There have been some recent problems with our website. I will not bore you with the arcane, electronic details. Let me just state that we are back on line and clicking smoothly. We have reconstructed from our files.
Last month I had the privilege of sitting in on a NIOSH investigation briefing in New Jersey. Mark Mc Fall and Virginia Lutz of the he Fire Fighter Fatality Investigation and Prevention Program came to New Jersey in order to investigate a tragedy that struck a small south Jersey community. Their work is a critical element in the drive to lower the deaths and injuries firefighters and EMS personnel have been experiencing through the years. We need to find out what is happening and work to eliminate the hazards that are identified.
Just how bad is the problem? My research with the fire service component has shown that the number of fire fighters struck and killed by motor vehicles has dramatically increased within recent years. During the 5-year period between 1995 and 1999, 17 fire fighters were struck and killed by motorists.
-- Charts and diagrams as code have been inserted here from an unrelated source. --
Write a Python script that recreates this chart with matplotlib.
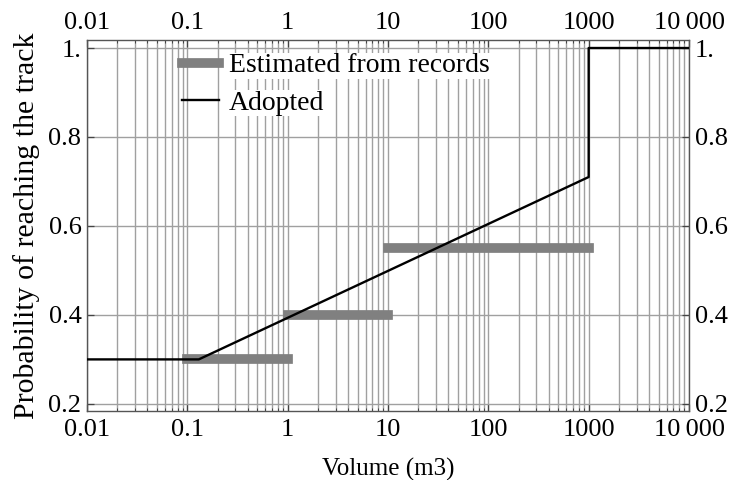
import numpy as np
import matplotlib
matplotlib.use("Agg")
import matplotlib.pyplot as plt
from matplotlib.ticker import FixedLocator, FixedFormatter, LogLocator, NullFormatter

plt.rcParams["font.family"] = ["Liberation Serif", "DejaVu Serif"]
plt.rcParams["font.size"] = 18

# adopted curve
adopted_x = [0.01, 0.13, 1000, 1000, 10000]
adopted_y = [0.30, 0.30, 0.71, 1.00, 1.00]

# estimated from records (volume ranges and probability)
est_lo = [0.1, 1, 10]
est_hi = [1, 10, 1000]
est_p = [0.30, 0.40, 0.55]

x_ticks = [0.01, 0.1, 1, 10, 100, 1000, 10000]
x_labels = ["0.01", "0.1", "1", "10", "100", "1000", "10\u2009000"]
y_ticks = [0.2, 0.4, 0.6, 0.8, 1.0]
y_labels = ["0.2", "0.4", "0.6", "0.8", "1."]

fig = plt.figure(figsize=(7.32, 4.8), dpi=100)
ax = fig.add_axes([87 / 732, 1 - 411 / 480, (689 - 87) / 732, (411 - 40) / 480])

ax.set_xscale("log")
ax.set_xlim(0.01, 10000)
ax.set_ylim(0.184, 1.018)

# grid: all decades + minor lines vertically, major horizontally
ax.xaxis.set_major_locator(FixedLocator(x_ticks))
ax.xaxis.set_major_formatter(FixedFormatter(x_labels))
ax.xaxis.set_minor_locator(LogLocator(base=10, subs=np.arange(2, 10)))
ax.xaxis.set_minor_formatter(NullFormatter())
ax.yaxis.set_major_locator(FixedLocator(y_ticks))
ax.yaxis.set_major_formatter(FixedFormatter(y_labels))

ax.grid(True, which="major", axis="both", color="#a0a0a0", lw=1.0)
ax.grid(True, which="minor", axis="x", color="#a0a0a0", lw=1.0)
ax.set_axisbelow(True)

for i in range(len(est_p)):
    ax.plot([est_lo[i], est_hi[i]], [est_p[i], est_p[i]], color="#808080", lw=7,
            solid_capstyle="projecting",
            label="Estimated from records" if i == 0 else None, zorder=3)
ax.plot(adopted_x, adopted_y, color="black", lw=1.7, label="Adopted", zorder=4)

ax.tick_params(which="both", direction="in", top=True, right=True,
               labelright=True, color="#444444", labelsize=19)
ax.tick_params(which="major", length=5, width=0.9, pad=4)
ax.tick_params(axis="x", which="major", pad=6)
ax.tick_params(which="minor", length=2.5, width=0.7)
for s in ax.spines.values():
    s.set_color("#555555")
    s.set_linewidth(1.0)

# top labels on a twin axis so they can sit closer to the frame
top = ax.secondary_xaxis("top")
top.xaxis.set_major_locator(FixedLocator(x_ticks))
top.xaxis.set_major_formatter(FixedFormatter(x_labels))
top.xaxis.set_minor_locator(LogLocator(base=10, subs=np.arange(2, 10)))
top.xaxis.set_minor_formatter(NullFormatter())
top.tick_params(which="both", direction="in", length=0, labelsize=19, pad=4)
top.spines["top"].set_visible(False)

ax.set_xlabel("Volume (m3)", fontsize=18, labelpad=12)
ax.set_ylabel("Probability of reaching the track", fontsize=21.5, labelpad=6)

leg = ax.legend(loc="upper left", bbox_to_anchor=(0.157, 0.965), frameon=False,
                handlelength=1.35, handletextpad=0.35, labelspacing=0.42,
                borderaxespad=0, borderpad=0, fontsize=20)
for t in leg.get_texts():
    t.set_bbox(dict(facecolor="white", edgecolor="none", pad=0.5))

fig.savefig("out.png", dpi=100)
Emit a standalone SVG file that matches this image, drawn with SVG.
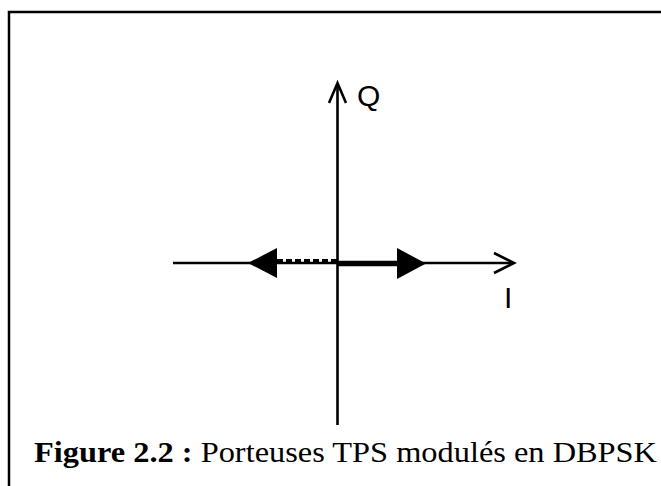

These numbers represent an 89% increase in the number of line-of-duty deaths over the previous 5-year period (between 1990 and 1994), when 9 fire fighters were struck and killed by motor vehicles. These statistics come from the National Fire Protection Association, and we thank them for their yeoman service is tracking firefighter deaths and injuries.
The Emergency Responder Safety Institute is working to move to the next level. A number of our initial goals that grew out of the conferences in Maryland have been met.
- We have a website up and running to keep knowledge flowing.
- The highway safety awareness tape has proven to be a greater success than anyone of us ever dreamed.
- Thanks to Ron Moore in Texas, we have a reproducible set of highway safety SOP's for your use.
- Thanks to Jack Sullivan, we have an awareness level training program that has been delivered in a number of locations.
Not to bad for a group that began as an ad hoc effort among a number of fire people who had lost a friend to a tragic highway incident in Maryland. However, we are not resting on our laurels. We are moving to the next level. Within the next year or so, we want to have an instructor certification and training program underway.
It is very important for people to be able to show our videotape as part of a fire department drill. However, if the full training package is to be delivered, the Institute is convince that the courses must be delivered by people trained to present our programs in the proper way. We will be working to decide just how this all will work.
To those among you who have been sharing their tragedies with me, thank you. As I have often stated, I cannot tell the world what is going on unless it is first shared with me. I will do what I can to keep information flowing. Take care and have a safe summer season.